EXERCISE PROMPT>
Scan the listing below and copy every line holding "matplotlib".

GIVEN MATERIAL>
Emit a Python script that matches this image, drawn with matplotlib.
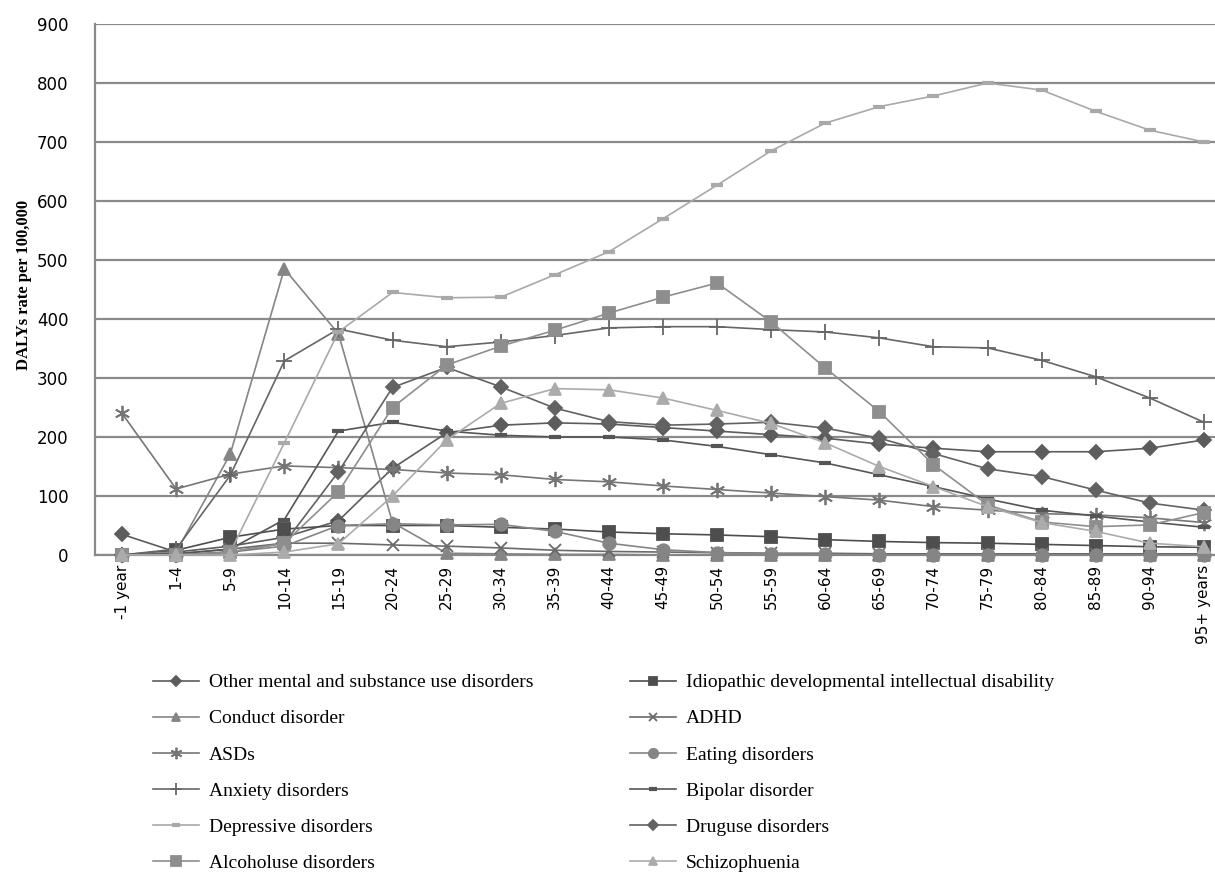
"""DALYs rate per 100,000 by age group for mental and substance use disorders."""
import matplotlib
matplotlib.use("Agg")
import matplotlib.pyplot as plt

AGES = ["-1 year", "1-4", "5-9", "10-14", "15-19", "20-24", "25-29", "30-34",
        "35-39", "40-44", "45-49", "50-54", "55-59", "60-64", "65-69", "70-74",
        "75-79", "80-84", "85-89", "90-94", "95+ years"]

other = [35, 5, 15, 30, 58, 147, 207, 220, 224, 222, 216, 210, 204, 198, 188, 181, 175, 175, 175, 181, 195]
idiopathic = [0, 8, 30, 44, 50, 50, 50, 47, 44, 39, 36, 34, 31, 26, 23, 21, 20, 18, 16, 14, 13]
conduct = [0, 5, 171, 485, 375, 55, 3, 2, 1, 1, 0, 0, 0, 0, 0, 0, 0, 0, 0, 0, 0]
adhd = [0, 2, 10, 20, 20, 17, 15, 12, 8, 6, 5, 4, 3, 3, 2, 2, 2, 2, 2, 2, 2]
asds = [240, 112, 137, 151, 148, 145, 139, 136, 128, 124, 117, 111, 105, 99, 93, 82, 76, 70, 68, 63, 55]
eating = [0, 0, 5, 15, 50, 53, 51, 52, 40, 20, 9, 4, 2, 1, 0, 0, 0, 0, 0, 0, 0]
anxiety = [0, 10, 135, 329, 383, 364, 353, 361, 372, 385, 387, 387, 382, 378, 368, 353, 351, 330, 302, 266, 225]
bipolar = [0, 2, 10, 60, 210, 225, 210, 203, 200, 200, 195, 184, 170, 156, 136, 116, 95, 76, 66, 56, 47]
depressive = [0, 0, 5, 190, 378, 445, 436, 437, 475, 514, 570, 627, 685, 732, 760, 778, 800, 788, 752, 720, 700]
druguse = [0, 0, 5, 20, 141, 284, 318, 285, 249, 226, 220, 222, 225, 215, 198, 172, 146, 133, 110, 88, 76]
alcohol = [0, 0, 5, 20, 107, 250, 322, 354, 381, 410, 437, 461, 395, 317, 243, 153, 85, 56, 48, 51, 72]
schizo = [0, 0, 0, 5, 19, 100, 195, 257, 282, 280, 266, 245, 223, 190, 150, 116, 82, 55, 40, 20, 14]

# (label, values, colour, marker, size)
SERIES = [
    ("Other mental and substance use disorders", other, "#5c5c5c", "D", 7),
    ("Idiopathic developmental intellectual disability", idiopathic, "#4e4e4e", "s", 8),
    ("Conduct disorder", conduct, "#858585", "^", 8),
    ("ADHD", adhd, "#6a6a6a", "x", 8),
    ("ASDs", asds, "#767676", (6, 2, 0), 11),
    ("Eating disorders", eating, "#858585", "o", 9),
    ("Anxiety disorders", anxiety, "#666666", "+", 12),
    ("Bipolar disorder", bipolar, "#555555", "_", 8),
    ("Depressive disorders", depressive, "#a9a9a9", "_", 8),
    ("Druguse disorders", druguse, "#626262", "D", 7),
    ("Alcoholuse disorders", alcohol, "#8e8e8e", "s", 9),
    ("Schizophuenia", schizo, "#ababab", "^", 8),
]

W, H = 1215, 872
fig = plt.figure(figsize=(W / 100, H / 100), dpi=100)
x0, x1, y0, y1 = 95, 1231, 24, 555
ax = fig.add_axes([x0 / W, 1 - y1 / H, (x1 - x0) / W, (y1 - y0) / H])

xs = list(range(len(AGES)))
handles = []
for label, vals, col, mk, ms in SERIES:
    mew = 3 if mk == "_" else 1.3
    (ln,) = ax.plot(xs, vals, color=col, lw=1.2, marker=mk, ms=ms,
                    mec=col, mfc=col, mew=mew, label=label, clip_on=False, zorder=3)
    handles.append(ln)

ax.set_xlim(-0.5, len(AGES) - 0.5)
ax.set_ylim(0, 900)
ax.set_yticks(range(0, 901, 100))
ax.set_xticks(xs)
ax.set_xticklabels(AGES, rotation=90, fontsize=11, family="DejaVu Sans")
ax.tick_params(axis="y", labelsize=12, length=0, pad=19)
ax.tick_params(axis="x", length=0, pad=7)
ax.grid(axis="y", color="#8a8a8a", lw=1.6, zorder=1)
ax.set_axisbelow(True)
for s in ("top", "right"):
    ax.spines[s].set_visible(False)
for s in ("left", "bottom"):
    ax.spines[s].set_color("#8a8a8a")
    ax.spines[s].set_linewidth(1.6)
fig.text(24 / W, 1 - 285 / H, "DALYs rate per 100,000", rotation=90, ha="center",
         va="center", family="Liberation Serif", fontweight="bold", fontsize=12)

# legend: two columns, row-wise order as in the source
col1 = handles[0::2]
col2 = handles[1::2]
common = dict(frameon=False, handlelength=2.4, labelspacing=0.95, markerscale=0.75,
              prop={"family": "Liberation Serif", "size": 14}, borderaxespad=0,
              handletextpad=0.5)
fig.legend(handles=col1, labels=[h.get_label() for h in col1], loc="upper left",
           bbox_to_anchor=(145 / W, 1 - 666 / H), **common)
fig.legend(handles=col2, labels=[h.get_label() for h in col2], loc="upper left",
           bbox_to_anchor=(622 / W, 1 - 666 / H), **common)

fig.savefig("out.png", dpi=100)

RESPONSE>
Emit a Python script that matches this image, drawn with matplotlib.
import matplotlib
matplotlib.use("Agg")
import matplotlib.pyplot as plt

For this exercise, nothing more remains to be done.